This is one proverb is English which contains more of sarcasm than a moral message. It is meant to take a dig at these people who are perpetually late starters and was first used by Geoffrey Chaucer in 1386 in his Canterbury Tales and The Yeoman’s Prologue. However, the silver lining is that it offers a sliver of hope to those who have not done a thing thinking it is too late to start something anew.
I, for one, always believe in looking at the
lighter side of life. Having been brought up in a sheltered environment, in the
close confines of a small town in India, I never had much hope of taking up swimming
lessons. To be honest, for the longest time in life, I never felt the need to
do so. Until one day, in my thirties, while out in a water park at Malaysian
resort I faced the scare of a lifetime with my toddler in tow.
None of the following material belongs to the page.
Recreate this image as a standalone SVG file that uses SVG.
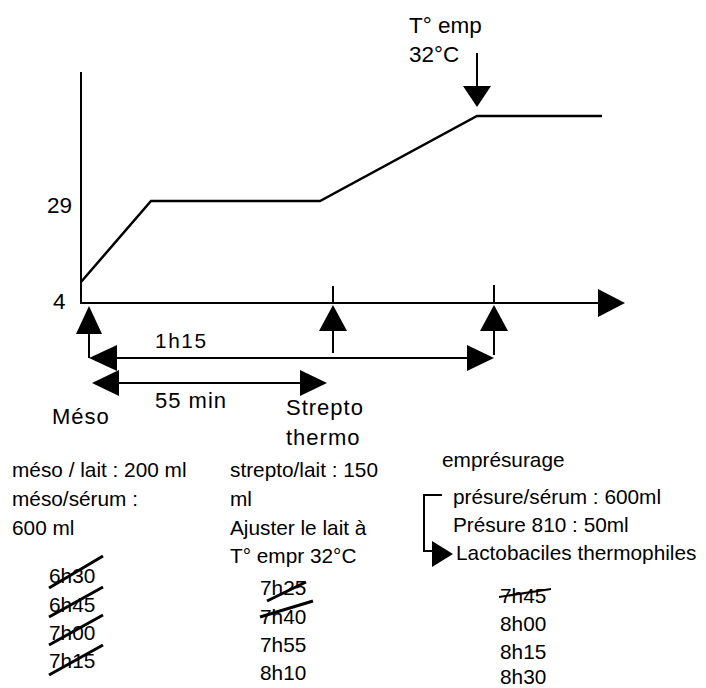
<svg xmlns="http://www.w3.org/2000/svg" width="706" height="688" viewBox="0 0 706 688">
<style>
text{font-family:"Liberation Sans",Arial,sans-serif;font-size:20.8px;fill:#000}
.big{font-size:22.5px}
.mid{font-size:22px;letter-spacing:1px}
.sp{letter-spacing:1.6px}
.ln{stroke:#000;stroke-width:2;fill:none}
.cv{stroke:#000;stroke-width:2.5;fill:none}
.st{stroke:#000;stroke-width:3;fill:none}
.hd{fill:#000;stroke:none}
</style>
<rect width="706" height="688" fill="#fff"/>
<g id="connectors">
<line class="ln" x1="81" y1="72" x2="81" y2="303"/>
<line class="ln" x1="80" y1="303" x2="600" y2="303"/>
<polygon class="hd" points="598,289 625,303 598,317"/>
<polyline class="cv" points="81,282 151,201 320,201 477,116 602,116"/>
<line class="ln" x1="477" y1="53" x2="477" y2="90"/>
<polygon class="hd" points="463,86 491,86 477,107"/>
<line class="ln" x1="333" y1="286" x2="333" y2="303"/>
<line class="ln" x1="494" y1="285" x2="494" y2="303"/>
<line class="ln" x1="89" y1="330" x2="89" y2="358"/>
<polygon class="hd" points="89,306 102,334 76,334"/>
<line class="ln" x1="333" y1="328" x2="333" y2="353"/>
<polygon class="hd" points="333,305 347,331 319,331"/>
<line class="ln" x1="494" y1="328" x2="494" y2="355"/>
<polygon class="hd" points="494,305 508,331 480,331"/>
<line class="ln" x1="110" y1="358" x2="475" y2="358"/>
<polygon class="hd" points="89,358 117,345 117,371"/>
<polygon class="hd" points="494,358 467,345 467,371"/>
<line class="ln" x1="112" y1="383" x2="305" y2="383"/>
<polygon class="hd" points="92,383 119,370 119,396"/>
<polygon class="hd" points="327,383 300,370 300,396"/>
<polyline class="ln" points="442,495 424,495 424,551 436,551"/>
<polygon class="hd" points="432,541 453,554 432,567"/>
<line class="st" x1="49" y1="588" x2="103" y2="556"/>
<line class="st" x1="49" y1="617" x2="103" y2="587"/>
<line class="st" x1="49" y1="645" x2="103" y2="615"/>
<line class="st" x1="49" y1="675" x2="103" y2="645"/>
<line class="st" x1="267" y1="601" x2="306" y2="582"/>
<line class="st" x1="260" y1="617" x2="313" y2="601"/>
<line class="ln" x1="499" y1="597" x2="551" y2="589"/>
</g>
<g id="axis-labels">
<text class="big" x="47" y="213">29</text>
<text class="big" x="53" y="309">4</text>
<text class="big" x="409" y="33">T° emp</text>
<text class="big" x="409" y="62">32°C</text>
</g>
<g id="durations">
<text class="sp" x="155" y="348">1h15</text>
<text class="mid" x="155" y="408">55 min</text>
</g>
<g id="meso">
<text class="mid" x="52" y="424">Méso</text>
<text x="12" y="477">méso / lait : 200 ml</text>
<text x="12" y="506">méso/sérum :</text>
<text x="12" y="535">600 ml</text>
<text x="49" y="583">6h30</text>
<text x="49" y="612">6h45</text>
<text x="49" y="640">7h00</text>
<text x="49" y="668">7h15</text>
</g>
<g id="strepto">
<text class="mid" x="286" y="415">Strepto</text>
<text class="mid" x="286" y="445">thermo</text>
<text x="230" y="477">strepto/lait : 150</text>
<text x="230" y="506">ml</text>
<text x="230" y="535">Ajuster le lait à</text>
<text x="230" y="563">T° empr 32°C</text>
<text x="260" y="595">7h25</text>
<text x="260" y="624">7h40</text>
<text x="260" y="652">7h55</text>
<text x="260" y="680">8h10</text>
</g>
<g id="empresurage">
<text x="442" y="467">emprésurage</text>
<text x="453" y="504">présure/sérum : 600ml</text>
<text x="453" y="532">Présure 810 : 50ml</text>
<text x="456" y="560">Lactobaciles thermophiles</text>
<text x="500" y="603">7h45</text>
<text x="500" y="631">8h00</text>
<text x="500" y="659">8h15</text>
<text x="500" y="684">8h30</text>
</g>
</svg>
Though the water, in context, was less than two feet, yet it was enough to pose a life threat. I would not have given it much of an afterthought, had I been the one who was threatened. But for the fact, that my three year old toddler might have been at risk, on account of my fool hardiness made me determined to take up swimming once again at such a late juncture.
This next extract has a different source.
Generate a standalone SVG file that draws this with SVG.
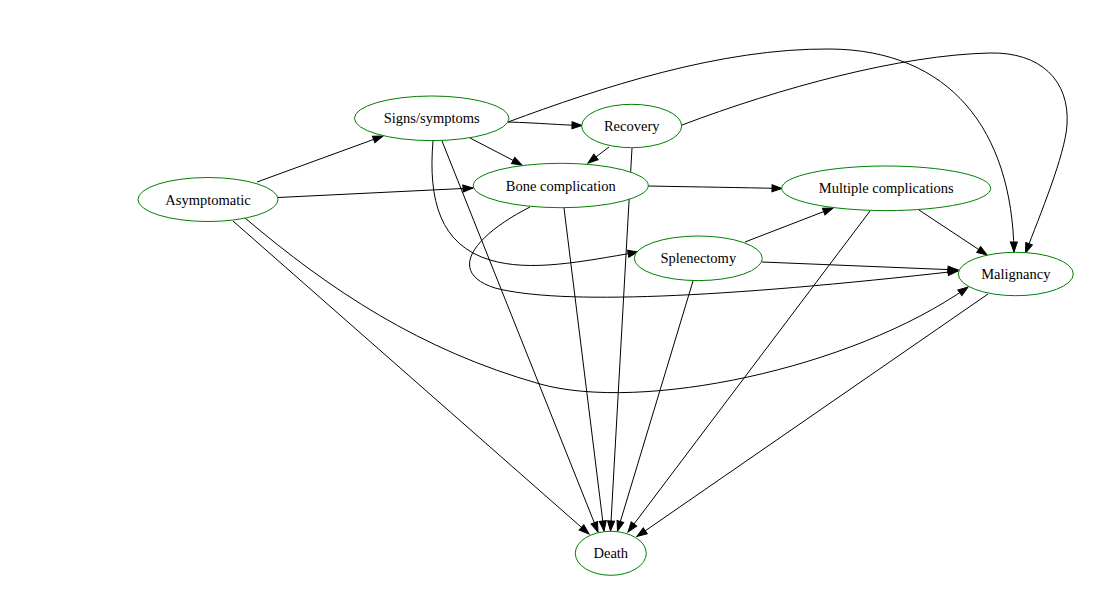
<svg xmlns="http://www.w3.org/2000/svg" width="1098" height="600" viewBox="0 0 1098 600">
<style>
.node ellipse{fill:#ffffff;stroke:#008000;stroke-width:1}
.node text{font-family:"Liberation Serif","Times New Roman",serif;font-size:14.5px;fill:#000000;text-anchor:middle}
.edge{fill:none;stroke:#000000;stroke-width:1;marker-end:url(#ah)}
</style>
<defs>
<marker id="ah" markerUnits="userSpaceOnUse" markerWidth="10" markerHeight="7" refX="10" refY="3.5" orient="auto" overflow="visible">
<path d="M0,0 L10,3.5 L0,7 z" fill="#000000" stroke="#000000" stroke-width="1"/>
</marker>
</defs>
<rect width="1098" height="600" fill="#ffffff"/>
<g id="connectors">
<path class="edge" d="M257,182 L383,136"/>
<path class="edge" d="M278,197.5 L473,188"/>
<path class="edge" d="M233,221 L589,534"/>
<path class="edge" d="M245,218 C330,290 420,350 540,384 C640,412 850,370 968,287"/>
<path class="edge" d="M508,122 C540,123 560,125 582,125.5"/>
<path class="edge" d="M470,138 L522,165"/>
<path class="edge" d="M442,141 L598,532"/>
<path class="edge" d="M433,141 C428,200 440,245 490,260 C530,272 580,262 638,252"/>
<path class="edge" d="M508,122 C600,88 720,48 830,49 C950,50 1012,130 1014,252"/>
<path class="edge" d="M609,147 L588,163"/>
<path class="edge" d="M632,148 L610.5,531"/>
<path class="edge" d="M682,125 C780,88 900,55 990,53 C1040,52 1070,80 1067,125 C1065,155 1040,215 1025.5,253"/>
<path class="edge" d="M648,186 C700,187 740,187.5 782,188.5"/>
<path class="edge" d="M564,208 L604,531"/>
<path class="edge" d="M530,207 C475,235 445,272 495,288 C560,305 720,298 958,271"/>
<path class="edge" d="M745,242 L833,208"/>
<path class="edge" d="M762,262 L958,270"/>
<path class="edge" d="M693,281 L617.5,531"/>
<path class="edge" d="M919,210 L987,255"/>
<path class="edge" d="M870,211 L628,532"/>
<path class="edge" d="M988,294 L637,536.5"/>
</g>
<g id="node-asymptomatic" class="node"><ellipse cx="208" cy="199.5" rx="70" ry="22"/><text x="208" y="204.5">Asymptomatic</text></g>
<g id="node-signs" class="node"><ellipse cx="431.7" cy="118.3" rx="77.3" ry="22.3"/><text x="431.7" y="123.3">Signs/symptoms</text></g>
<g id="node-recovery" class="node"><ellipse cx="631.7" cy="126" rx="50" ry="21.7"/><text x="631.7" y="131">Recovery</text></g>
<g id="node-bone" class="node"><ellipse cx="560.8" cy="185.5" rx="87.5" ry="22.2"/><text x="560.8" y="190.5">Bone complication</text></g>
<g id="node-splenectomy" class="node"><ellipse cx="698.3" cy="258.3" rx="64" ry="22.3"/><text x="698.3" y="263.3">Splenectomy</text></g>
<g id="node-multiple" class="node"><ellipse cx="886.2" cy="188.3" rx="104.5" ry="22.3"/><text x="886.2" y="193.3">Multiple complications</text></g>
<g id="node-malignancy" class="node"><ellipse cx="1015.8" cy="274" rx="57.5" ry="21.7"/><text x="1015.8" y="279">Malignancy</text></g>
<g id="node-death" class="node"><ellipse cx="610.8" cy="553.3" rx="35.5" ry="22"/><text x="610.8" y="558.3">Death</text></g>
</svg>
Once back home, I straight away enrolled into the swimming classes so fortuitously arranged in my Apartment campus. But that was the only easy part. I had to walk past the condescension of contemporary ladies who would stand there and gossip to while away their times while their kids flapped away in the water and who, for reasons best known to them, did not take my coming out so late in the life, very kindly. Some cast cold looks, others snickered, still others passed snide remarks in my earshot while the rest considered me queer to even think of taking up a sport they imagined to be suitable only for kids, so late in life.
I,however, was a mother, on mission. Never again would I let my son wade in the water without me being adept at this basic survival skill. The trainer was a young girl, state player and very motivating. She, for one never made any concessions to me owing my image nor treated me condescendingly. In fact, quite the contrary. She encouraged me whenever I might have felt giving up, which was about there/four times during every one hour session. Her belief and my reluctant perseverance gradually bore fruit and I learnt to stay afloat, breathe underwater and practice front stroke to make my way from one end to the other in the water. My companions were the bubbly, giggling kids of the block who were delighted to have me as a companion to talk to, during those sessions.
Within the course of the next 6 months, I struggled, I toiled, I exerted myself and learnt the basics of swimming and next season took my then four year old son to join me too. Swimming is now a passion, a way of life for both of us and all I have to do is drag my husband, too, now for this essential life- skill lesson and whisper in his ears “Better late than Never’.